Review: The problem I have with this book is that, in my opinion, he wastes a lot of space with long explanations that I didn't even read. The first few chapters were full of explanations of nothing. There was no code accompanying the explanations. Personally I want to see code that I can use. XSLT history isn't interesting to me. He also assumes that the reader doesn't have any XML background. So defining DOM, DTD, and the concept of tree data structures were a waste to me. This book should be called Beginning XSLT or something. I just wanted to see some XSL syntax and example implementations. Otherwise it's a pretty good book once he got down to code.

Rating: 5 stars
Summary: Best book on its subject
Review: I cannot express in words how perfect this book is for xslt. Michael Kay is a genius, and he has put together a complete reference as well as chapters on how to code in xslt. It takes the hassle out of learning the W3C specification. Stop here. Do not buy another book on XSLT. This is the one and the only one you will ever need!

Rating: 4 stars
Summary: Excellent and thorough
Review: This book gives a very clear and thorough review of the XSLT subset of XSL. I especially like how he compares XSLT to regular programming languages, and the clear, easy to follow examples. A few irritating typographical errors prevent me from giving this book 5 stars.
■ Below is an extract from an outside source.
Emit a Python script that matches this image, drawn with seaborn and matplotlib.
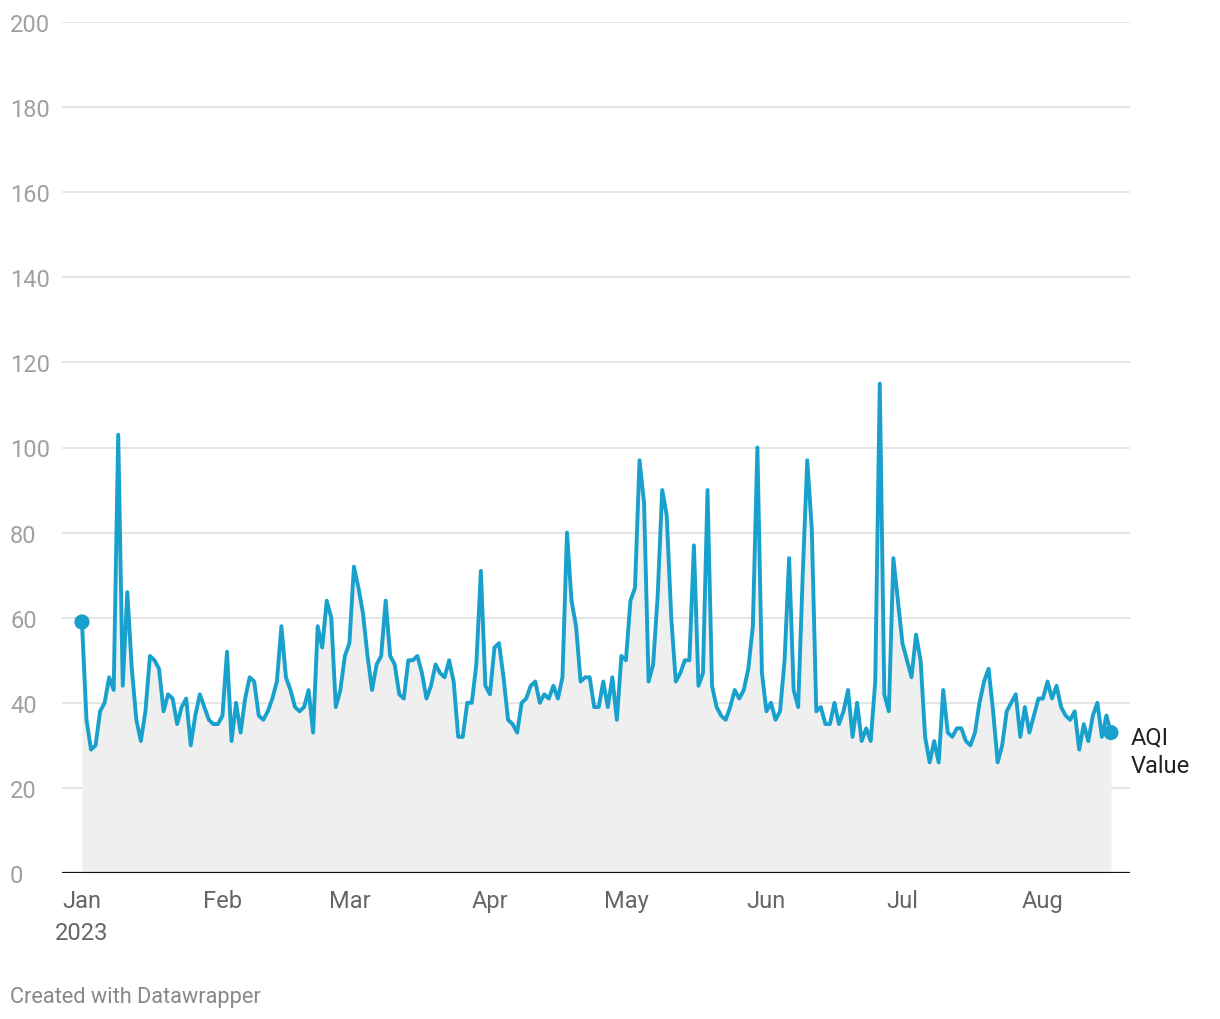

It is well worth the money for anyone who needs to use XSLT.

Rating: 5 stars
Summary: If you don't look like the guy on the cover, Beware!
Review: The author didn't get to look this way by sitting around on the beach drinking Pina Colada's.

This is an excellent book for those who have just learned XML and want to go to the next level. This is a hardcore book for the hardcore web designer.

It is not difficult to read or understand, just a lot is explained in its meager 700+ pages. I love the book and can't wait until my next project to implement some of the teachings. This is a great book for those of us who actually stay at home and code on Friday and Saturday nights.